The main focus of this study was to examine changes in RNA levels that occur during migration. One interesting aspect that we attempted to capture in our data is that while both migratory and non-migratory birds share a similar phenotype during the day (i.e. awake and foraging for food), dramatic behavioral differences are seen at night (i.e. sleep when birds are non-migratory vs. awake, navigating and flying when migrating)[6]. To examine this behavioral difference, we included two time points (one during the day and one at night) for transcriptome analysis. Consistent with previous literature, transcripts and pathways known to be a part of the core molecular circadian clock or known to be directly regulated by the molecular circadian clock are significantly different between our two time points (Reviewed in Cassone et al.[40]). Circadian clock and clock target genes were also found to be differentially expressed with time of day in the hypothalamus of migratory Swainson’s thrushes and the liver of black headed buntings[20]. Some of our most interesting findings are in the interaction between time of day and migratory status, which implies some aspects of clock control differ with migratory phenotype, unlike what was observed in Swainson’s thrushes. Because, the number of samples required for sufficient power to detect significant gene-level interactions is high, we likely underestimated the number of genes affected by this interaction. Nevertheless, we found 10 WGCNA modules within the heart that showed significant interactive effects. These data suggest that there are suites of genes that are differentially expressed while migrating birds are awake at night, and that these are distinct from those expressed during the day in either the migratory or non-migratory states. These suites of genes, in particular, may prove the most useful in dissecting candidates for investigating clock control of migration in future work.

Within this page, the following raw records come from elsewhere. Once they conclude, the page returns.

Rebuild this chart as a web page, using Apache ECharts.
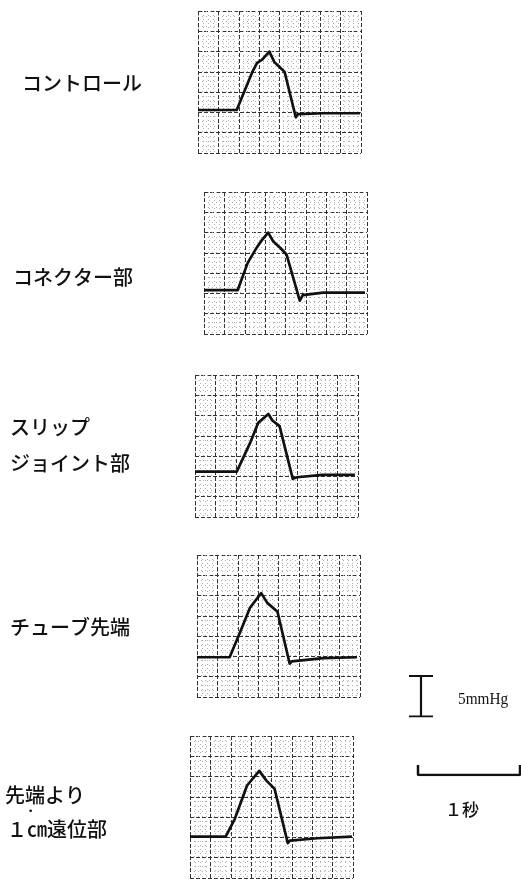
<!DOCTYPE html>
<html>
<head>
<meta charset="utf-8">
<script src="https://cdn.jsdelivr.net/npm/echarts@6/dist/echarts.min.js"></script>
<style>
html, body { margin: 0; padding: 0; background: #fff; }
#picture1 { width: 521px; height: 879px; }
</style>
</head>
<body>
<div id="picture1"></div>
<script>
// 圧波形 (時間 s, 圧 mmHg)
var control   = [[0,5.3],[0.38,5.3],[0.53,9.9],[0.58,11.1],[0.63,11.5],[0.70,12.5],[0.75,11.2],[0.80,10.6],[0.85,10.0],[0.96,4.4],[0.98,4.8],[1.23,4.9],[1.59,4.9]];
var connector = [[0,5.4],[0.33,5.4],[0.43,8.8],[0.52,10.7],[0.57,11.6],[0.63,12.5],[0.68,11.4],[0.75,10.6],[0.81,9.8],[0.94,4.1],[0.97,4.8],[1.17,5.1],[1.58,5.1]];
var slipJoint = [[0,5.6],[0.41,5.6],[0.54,9.1],[0.62,11.6],[0.72,12.7],[0.76,11.9],[0.83,11.2],[0.96,4.7],[1.00,4.9],[1.25,5.2],[1.57,5.2]];
var tubeTip   = [[0,4.9],[0.32,4.9],[0.42,7.9],[0.52,11.0],[0.63,12.8],[0.69,11.6],[0.79,10.5],[0.91,4.1],[0.93,4.4],[1.24,4.8],[1.57,4.9]];
var distal1cm = [[0,5.1],[0.35,5.1],[0.44,7.3],[0.56,11.4],[0.68,13.2],[0.75,12.0],[0.83,11.0],[0.96,4.3],[0.98,4.6],[1.25,4.9],[1.59,5.1]];

var traces = [control, connector, slipJoint, tubeTip, distal1cm];

// 目盛り (記録紙)
var timeMax = 1.6, timeStep = 0.2;
var pressMax = 17.5, pressStep = 2.5;

// スケールバー
var pressureBar = [[-1,5],[1,5],[0,5],[0,0],[-1,0],[1,0]];   // 5mmHg
var timeBar = [[0,1],[0,0],[1,0],[1,1]];                      // 1秒

var panelPos = [
    {left: 198, top: 11},
    {left: 204, top: 192},
    {left: 195, top: 375},
    {left: 197, top: 555},
    {left: 190, top: 736}
];

var labelText = [
    {text: 'コントロール', x: 22, y: 83},
    {text: 'コネクター部', x: 13, y: 277},
    {text: 'スリップ', x: 10, y: 427},
    {text: 'ジョイント部', x: 10, y: 463},
    {text: 'チューブ先端', x: 10, y: 627},
    {text: '先端より', x: 5, y: 795},
    {text: '１㎝遠位部', x: 7, y: 829}
];

function hiddenAxis(idx, min, max) {
    return {
        gridIndex: idx, type: 'value', min: min, max: max,
        show: false, splitLine: {show: false}
    };
}

function paperAxis(idx, max, step) {
    return {
        gridIndex: idx, type: 'value', min: 0, max: max, interval: step,
        axisLine: {show: false}, axisTick: {show: false}, axisLabel: {show: false},
        splitLine: {show: true, lineStyle: {color: '#333', type: [4, 2], width: 1}},
        minorTick: {show: false, splitNumber: 5},
        minorSplitLine: {show: true, lineStyle: {color: '#b0b0b0', type: [1, 4], width: 1}}
    };
}

var grid = [], xAxis = [], yAxis = [], series = [];
for (var i = 0; i < traces.length; i++) {
    grid.push({left: panelPos[i].left, top: panelPos[i].top, width: 163, height: 142});
    xAxis.push(paperAxis(i, timeMax, timeStep));
    yAxis.push(paperAxis(i, pressMax, pressStep));
    series.push({
        type: 'line', xAxisIndex: i, yAxisIndex: i, data: traces[i],
        showSymbol: false, silent: true,
        lineStyle: {color: '#111', width: 2.7, join: 'round'}
    });
}

// 5mmHg バー
grid.push({left: 409, top: 676, width: 24, height: 40.5});
xAxis.push(hiddenAxis(5, -1, 1));
yAxis.push(hiddenAxis(5, 0, 5));
series.push({type: 'line', xAxisIndex: 5, yAxisIndex: 5, data: pressureBar,
    showSymbol: false, lineStyle: {color: '#111', width: 2.2}});

// 1秒 バー
grid.push({left: 418, top: 765, width: 102, height: 10});
xAxis.push(hiddenAxis(6, 0, 1));
yAxis.push(hiddenAxis(6, 0, 1));
series.push({type: 'line', xAxisIndex: 6, yAxisIndex: 6, data: timeBar,
    showSymbol: false, lineStyle: {color: '#111', width: 2.5}});

var graphic = labelText.map(function (l) {
    return {
        type: 'text', x: l.x, y: l.y,
        style: {text: l.text, fill: '#111', font: '500 20px "Noto Sans CJK JP"', textVerticalAlign: 'middle'}
    };
});
graphic.push({type: 'text', x: 28, y: 812,
    style: {text: '•', fill: '#111', font: '9px "DejaVu Sans"', textVerticalAlign: 'middle'}});
graphic.push({type: 'text', x: 458, y: 700, scaleX: 0.9,
    style: {text: '5mmHg', fill: '#111', font: '17px "Liberation Serif"', textVerticalAlign: 'middle'}});
graphic.push({type: 'text', x: 445, y: 810,
    style: {text: '１秒', fill: '#111', font: '500 17px "Noto Sans CJK JP"', textVerticalAlign: 'middle'}});

var myChart1 = echarts.init(document.getElementById('picture1'));
myChart1.setOption({
    animation: false,
    backgroundColor: '#fff',
    grid: grid,
    xAxis: xAxis,
    yAxis: yAxis,
    series: series,
    graphic: graphic
});
</script>
</body>
</html>
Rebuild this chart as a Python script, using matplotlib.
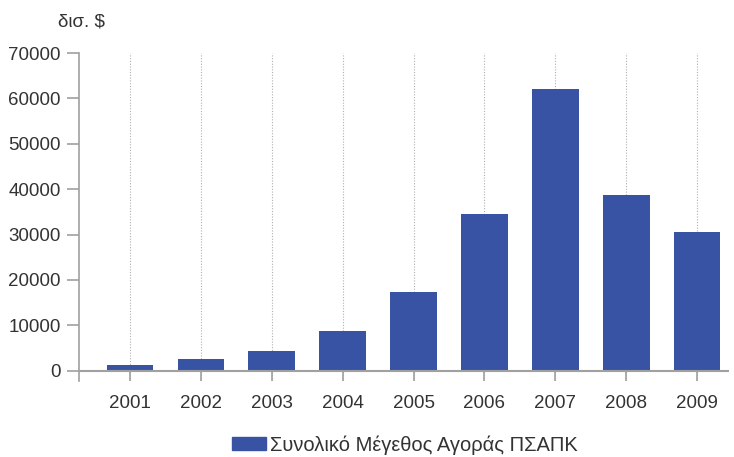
import numpy as np
import matplotlib.pyplot as plt
from matplotlib.patches import Patch

years = ['2001', '2002', '2003', '2004', '2005', '2006', '2007', '2008', '2009']
values = [1300, 2600, 4400, 8800, 17400, 34600, 62100, 38800, 30600]
yticks = [0, 10000, 20000, 30000, 40000, 50000, 60000, 70000]
series_label = 'Συνολικό Μέγεθος Αγοράς ΠΣΑΠΚ'
unit_label = 'δισ. $'

plt.rcParams['font.family'] = ['Liberation Sans', 'DejaVu Sans']
bar_color = '#3953a4'
axis_color = '#a0a0a0'
text_color = '#333333'

fig = plt.figure(figsize=(7.34, 4.57), dpi=100)
ax = fig.add_axes([79/734, (457-381)/457, (729-79)/734, (381-53)/457])

x = np.arange(len(years))
ax.bar(x, values, width=0.66, color=bar_color, zorder=3)

ax.set_xlim(-0.72, 8.45)
ax.set_ylim(-2250, 70000)
ax.set_yticks(yticks)
ax.set_yticklabels([str(v) for v in yticks], fontsize=13.5, color=text_color)
ax.set_xticks(x)
ax.set_xticklabels(years, fontsize=13.5, color=text_color)

for s in ['top', 'right', 'bottom']:
    ax.spines[s].set_visible(False)
ax.spines['left'].set_color(axis_color)
ax.spines['left'].set_linewidth(1.2)
ax.axhline(0, color=axis_color, lw=1.5, zorder=4)

ax.tick_params(axis='y', length=9, width=1.2, color=axis_color, pad=4)
ax.tick_params(axis='x', direction='in', length=10, width=1.2, color=axis_color, pad=10)
ax.xaxis.grid(True, linestyle=(0, (1, 1.5)), color='#b0b0b0', lw=0.8, zorder=1)

fig.text(58/734, 1 - 22/457, unit_label, fontsize=13.5, color=text_color, va='center', ha='left')

handles = [Patch(color=bar_color, label=series_label)]
fig.legend(handles=handles, loc='center', bbox_to_anchor=(405/734, 1 - 445/457),
           frameon=False, fontsize=14.5, handlelength=1.7, handleheight=0.6,
           handletextpad=0.2, labelcolor=text_color)

fig.savefig('out.png', dpi=100)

In summary, the work presented here provides new insights into, and key understanding of, the endogenously generated seasonal changes in the transcriptome that occur during nocturnal migration in birds. These physiological changes include increased endurance and the ability to overcome the typically deleterious effects of sleep loss. Our data are consistent with previous findings such as increased rates and efficiency of lipid metabolism. However, we were able to extend those findings to elucidate novel molecular mechanisms, such as the transcriptional control of enzymes responsible for regulation of different metabolic pathways. Also, key amongst the morphological and physiological changes during migration are those regulated by molecular pathways involved in direct cell-to-cell signaling and adhesion, such as actin and integrins. These pathways, coupled with the extensive downregulation of many immune-related pathways, are unique. They simultaneously maintain the tissue-repair and remodeling machinery at a high efficiency for both catabolism of tissue for fueling flight, fixing damage to tissue through prolonged use and ultimately providing a scaffolding network for tissue regrowth after migration, while reducing the energetic requirements of the full immune system. Our work suggests that these processes are undertaken via previously unreported mechanisms. Taken together, our data will allow for the generation of multiple novel hypotheses on the physiological regulation of migration and will lead to a more complete understanding of the unique ability of birds to dynamically reduce sleep requirements while completing ultra-endurance events without concomitant negative consequences.